__Dataset content__
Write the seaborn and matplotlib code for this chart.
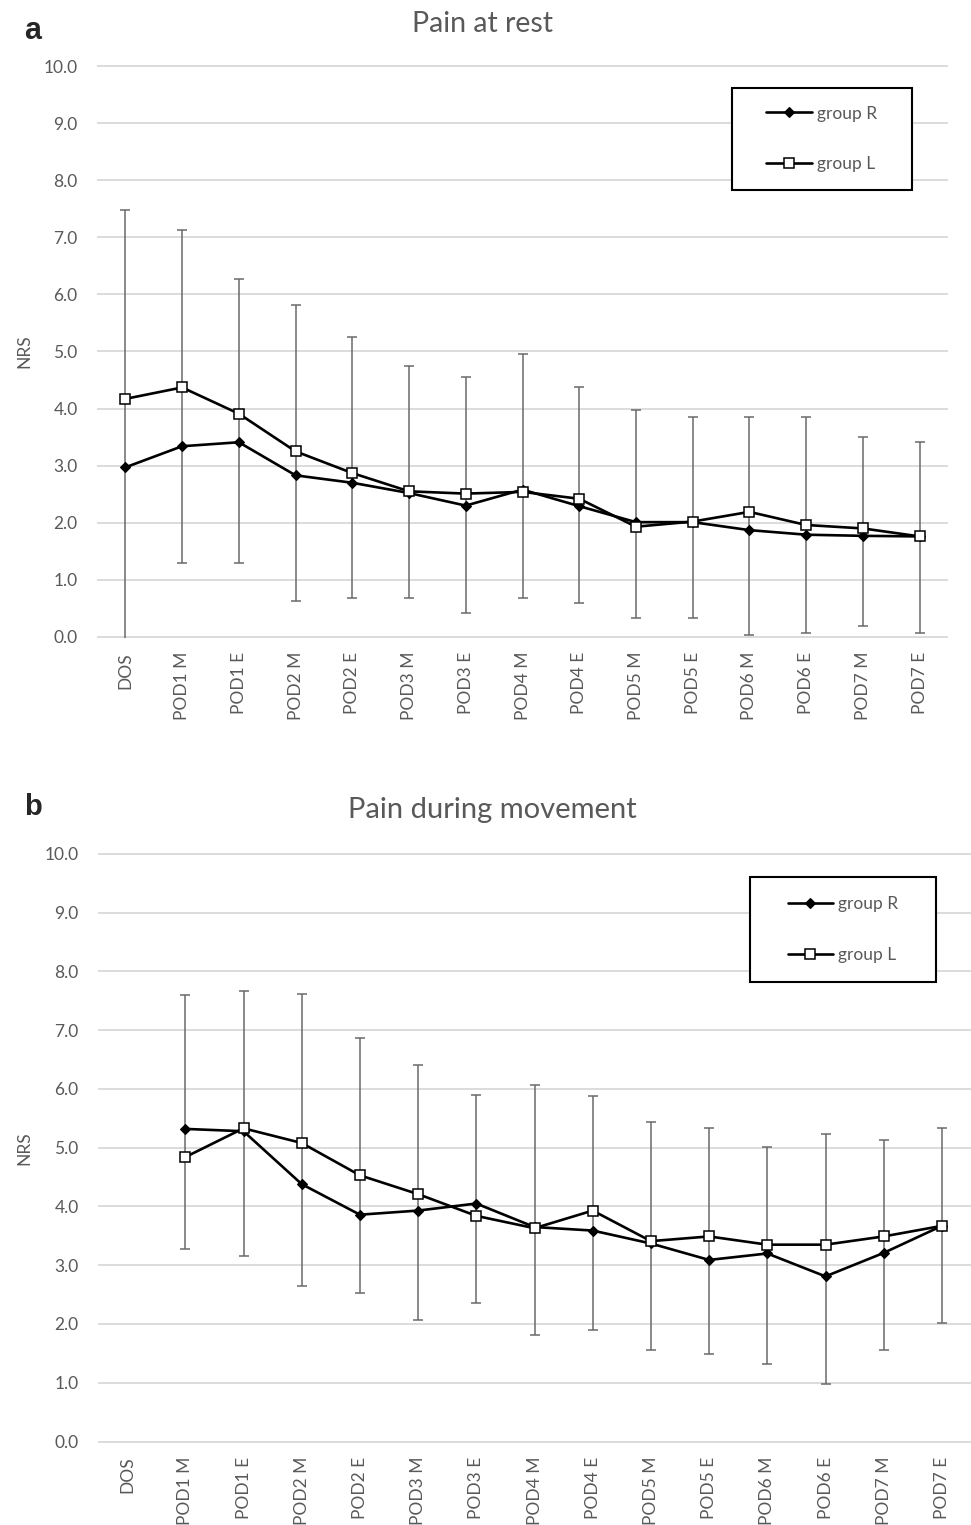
import numpy as np
import pandas as pd
import matplotlib
matplotlib.use('Agg')
import matplotlib.pyplot as plt
import seaborn as sns
from matplotlib.patches import Rectangle

# Zeitpunkte
times = ['DOS', 'POD1 M', 'POD1 E', 'POD2 M', 'POD2 E', 'POD3 M', 'POD3 E',
         'POD4 M', 'POD4 E', 'POD5 M', 'POD5 E', 'POD6 M', 'POD6 E', 'POD7 M', 'POD7 E']

# a: pain at rest (mean NRS, error bar ends)
rest_r = [2.97, 3.34, 3.41, 2.83, 2.70, 2.52, 2.30, 2.58, 2.29, 2.01, 2.01, 1.87, 1.79, 1.77, 1.76]
rest_l = [4.17, 4.37, 3.91, 3.25, 2.87, 2.55, 2.51, 2.54, 2.42, 1.93, 2.02, 2.19, 1.96, 1.90, 1.76]
rest_low = [-0.3, 1.30, 1.30, 0.62, 0.68, 0.68, 0.41, 0.68, 0.59, 0.33, 0.33, 0.04, 0.07, 0.19, 0.07]
rest_high = [7.48, 7.13, 6.27, 5.81, 5.26, 4.75, 4.55, 4.95, 4.37, 3.97, 3.85, 3.85, 3.85, 3.50, 3.42]

# b: pain during movement (no value at DOS)
nan = float('nan')
move_r = [nan, 5.32, 5.28, 4.38, 3.86, 3.93, 4.05, 3.65, 3.59, 3.37, 3.09, 3.20, 2.81, 3.21, 3.67]
move_l = [nan, 4.84, 5.33, 5.08, 4.53, 4.21, 3.84, 3.63, 3.93, 3.41, 3.49, 3.35, 3.35, 3.49, 3.67]
move_low = [nan, 3.27, 3.15, 2.64, 2.52, 2.06, 2.35, 1.81, 1.89, 1.55, 1.49, 1.32, 0.98, 1.55, 2.01]
move_high = [nan, 7.59, 7.67, 7.62, 6.87, 6.41, 5.90, 6.07, 5.88, 5.44, 5.33, 5.02, 5.24, 5.13, 5.33]

sns.set_style('white')
plt.rcParams['font.family'] = ['Lato', 'DejaVu Sans']
GRAY = '#595959'


def draw_panel(ax, r, l, low, high, frame, leg_center, label_x):
    pos = np.arange(len(times))
    r = np.array(r); l = np.array(l)
    low = np.array(low); high = np.array(high)
    df = pd.DataFrame({'pos': pos, 'R': r, 'L': l})

    ax.errorbar(pos, r, yerr=[r - low, high - r], fmt='none', ecolor='#6a6a6a',
                elinewidth=1.1, capsize=3.3, capthick=1.1, zorder=2)
    sns.lineplot(data=df, x='pos', y='R', ax=ax, color='black', lw=1.9,
                 marker='D', ms=5, markeredgecolor='black', mew=0.8,
                 errorbar=None, label='group R', zorder=3)
    sns.lineplot(data=df, x='pos', y='L', ax=ax, color='black', lw=1.9,
                 marker='s', ms=7.5, mfc='white', markeredgecolor='black', mew=1.1,
                 errorbar=None, label='group L', zorder=4)

    ax.set_xlim(-0.5, len(times) - 0.5)
    ax.set_ylim(-0.02, 10.02)
    ax.set_yticks(np.arange(0, 11, 1))
    ax.set_yticklabels([f'{v:.1f}' for v in range(11)])
    ax.set_xticks(pos)
    ax.set_xticklabels(times, rotation=90)
    ax.tick_params(axis='y', length=0, pad=14, labelsize=12.5, labelcolor=GRAY)
    ax.tick_params(axis='x', length=0, pad=10, labelsize=12.5, labelcolor=GRAY)
    ax.yaxis.grid(True, color='#d9d9d9', lw=1.3)
    ax.xaxis.grid(False)
    for s in ax.spines.values():
        s.set_visible(False)
    ax.set_xlabel('')
    ax.set_ylabel('NRS', fontsize=12.5, color=GRAY)
    ax.yaxis.set_label_coords(label_x, 0.5)

    ax.add_patch(Rectangle(frame[:2], frame[2], frame[3], transform=ax.transAxes,
                           fill=True, facecolor='white', edgecolor='black', lw=1.5,
                           zorder=5, clip_on=False))
    leg = ax.legend(loc='center', bbox_to_anchor=leg_center, frameon=False,
                    fontsize=12.5, handlelength=2.6, handletextpad=0.3,
                    labelspacing=2.0, borderpad=0)
    leg.set_zorder(6)
    for t in leg.get_texts():
        t.set_color(GRAY)


fig = plt.figure(figsize=(9.71, 15.25), dpi=100)
ax_a = fig.add_axes([97 / 971, 1 - 638 / 1525, 851 / 971, 573 / 1525])
ax_b = fig.add_axes([98 / 971, 1 - 1442.7 / 1525, 873 / 971, 590 / 1525])

draw_panel(ax_a, rest_r, rest_l, rest_low, rest_high,
           (0.7458, 0.7818, 0.2115, 0.178), (0.8516, 0.871), -0.076)
draw_panel(ax_b, move_r, move_l, move_low, move_high,
           (0.7469, 0.7814, 0.2127, 0.178), (0.8532, 0.8703), -0.0756)

fig.text(482 / 971, 1 - 24 / 1525, 'Pain at rest', ha='center', va='center',
         fontsize=20.5, color=GRAY)
fig.text(492 / 971, 1 - 810 / 1525, 'Pain during movement', ha='center', va='center',
         fontsize=21, color=GRAY)
fig.text(24 / 971, 1 - 31 / 1525, 'a', ha='left', va='center', fontsize=22,
         fontweight='bold', family='Liberation Sans')
fig.text(24 / 971, 1 - 807 / 1525, 'b', ha='left', va='center', fontsize=21,
         fontweight='bold', family='Liberation Sans')

fig.savefig('out.png', dpi=100)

__Objective__
All the lines above are to be given again exactly as they read, with the pictures removed.

__Reply to the exercise__
Write the seaborn and matplotlib code for this chart.
import numpy as np
import pandas as pd
import matplotlib
matplotlib.use('Agg')
import matplotlib.pyplot as plt
import seaborn as sns
from matplotlib.patches import Rectangle

# Zeitpunkte
times = ['DOS', 'POD1 M', 'POD1 E', 'POD2 M', 'POD2 E', 'POD3 M', 'POD3 E',
         'POD4 M', 'POD4 E', 'POD5 M', 'POD5 E', 'POD6 M', 'POD6 E', 'POD7 M', 'POD7 E']

# a: pain at rest (mean NRS, error bar ends)
rest_r = [2.97, 3.34, 3.41, 2.83, 2.70, 2.52, 2.30, 2.58, 2.29, 2.01, 2.01, 1.87, 1.79, 1.77, 1.76]
rest_l = [4.17, 4.37, 3.91, 3.25, 2.87, 2.55, 2.51, 2.54, 2.42, 1.93, 2.02, 2.19, 1.96, 1.90, 1.76]
rest_low = [-0.3, 1.30, 1.30, 0.62, 0.68, 0.68, 0.41, 0.68, 0.59, 0.33, 0.33, 0.04, 0.07, 0.19, 0.07]
rest_high = [7.48, 7.13, 6.27, 5.81, 5.26, 4.75, 4.55, 4.95, 4.37, 3.97, 3.85, 3.85, 3.85, 3.50, 3.42]

# b: pain during movement (no value at DOS)
nan = float('nan')
move_r = [nan, 5.32, 5.28, 4.38, 3.86, 3.93, 4.05, 3.65, 3.59, 3.37, 3.09, 3.20, 2.81, 3.21, 3.67]
move_l = [nan, 4.84, 5.33, 5.08, 4.53, 4.21, 3.84, 3.63, 3.93, 3.41, 3.49, 3.35, 3.35, 3.49, 3.67]
move_low = [nan, 3.27, 3.15, 2.64, 2.52, 2.06, 2.35, 1.81, 1.89, 1.55, 1.49, 1.32, 0.98, 1.55, 2.01]
move_high = [nan, 7.59, 7.67, 7.62, 6.87, 6.41, 5.90, 6.07, 5.88, 5.44, 5.33, 5.02, 5.24, 5.13, 5.33]

sns.set_style('white')
plt.rcParams['font.family'] = ['Lato', 'DejaVu Sans']
GRAY = '#595959'


def draw_panel(ax, r, l, low, high, frame, leg_center, label_x):
    pos = np.arange(len(times))
    r = np.array(r); l = np.array(l)
    low = np.array(low); high = np.array(high)
    df = pd.DataFrame({'pos': pos, 'R': r, 'L': l})

    ax.errorbar(pos, r, yerr=[r - low, high - r], fmt='none', ecolor='#6a6a6a',
                elinewidth=1.1, capsize=3.3, capthick=1.1, zorder=2)
    sns.lineplot(data=df, x='pos', y='R', ax=ax, color='black', lw=1.9,
                 marker='D', ms=5, markeredgecolor='black', mew=0.8,
                 errorbar=None, label='group R', zorder=3)
    sns.lineplot(data=df, x='pos', y='L', ax=ax, color='black', lw=1.9,
                 marker='s', ms=7.5, mfc='white', markeredgecolor='black', mew=1.1,
                 errorbar=None, label='group L', zorder=4)

    ax.set_xlim(-0.5, len(times) - 0.5)
    ax.set_ylim(-0.02, 10.02)
    ax.set_yticks(np.arange(0, 11, 1))
    ax.set_yticklabels([f'{v:.1f}' for v in range(11)])
    ax.set_xticks(pos)
    ax.set_xticklabels(times, rotation=90)
    ax.tick_params(axis='y', length=0, pad=14, labelsize=12.5, labelcolor=GRAY)
    ax.tick_params(axis='x', length=0, pad=10, labelsize=12.5, labelcolor=GRAY)
    ax.yaxis.grid(True, color='#d9d9d9', lw=1.3)
    ax.xaxis.grid(False)
    for s in ax.spines.values():
        s.set_visible(False)
    ax.set_xlabel('')
    ax.set_ylabel('NRS', fontsize=12.5, color=GRAY)
    ax.yaxis.set_label_coords(label_x, 0.5)

    ax.add_patch(Rectangle(frame[:2], frame[2], frame[3], transform=ax.transAxes,
                           fill=True, facecolor='white', edgecolor='black', lw=1.5,
                           zorder=5, clip_on=False))
    leg = ax.legend(loc='center', bbox_to_anchor=leg_center, frameon=False,
                    fontsize=12.5, handlelength=2.6, handletextpad=0.3,
                    labelspacing=2.0, borderpad=0)
    leg.set_zorder(6)
    for t in leg.get_texts():
        t.set_color(GRAY)


fig = plt.figure(figsize=(9.71, 15.25), dpi=100)
ax_a = fig.add_axes([97 / 971, 1 - 638 / 1525, 851 / 971, 573 / 1525])
ax_b = fig.add_axes([98 / 971, 1 - 1442.7 / 1525, 873 / 971, 590 / 1525])

draw_panel(ax_a, rest_r, rest_l, rest_low, rest_high,
           (0.7458, 0.7818, 0.2115, 0.178), (0.8516, 0.871), -0.076)
draw_panel(ax_b, move_r, move_l, move_low, move_high,
           (0.7469, 0.7814, 0.2127, 0.178), (0.8532, 0.8703), -0.0756)

fig.text(482 / 971, 1 - 24 / 1525, 'Pain at rest', ha='center', va='center',
         fontsize=20.5, color=GRAY)
fig.text(492 / 971, 1 - 810 / 1525, 'Pain during movement', ha='center', va='center',
         fontsize=21, color=GRAY)
fig.text(24 / 971, 1 - 31 / 1525, 'a', ha='left', va='center', fontsize=22,
         fontweight='bold', family='Liberation Sans')
fig.text(24 / 971, 1 - 807 / 1525, 'b', ha='left', va='center', fontsize=21,
         fontweight='bold', family='Liberation Sans')

fig.savefig('out.png', dpi=100)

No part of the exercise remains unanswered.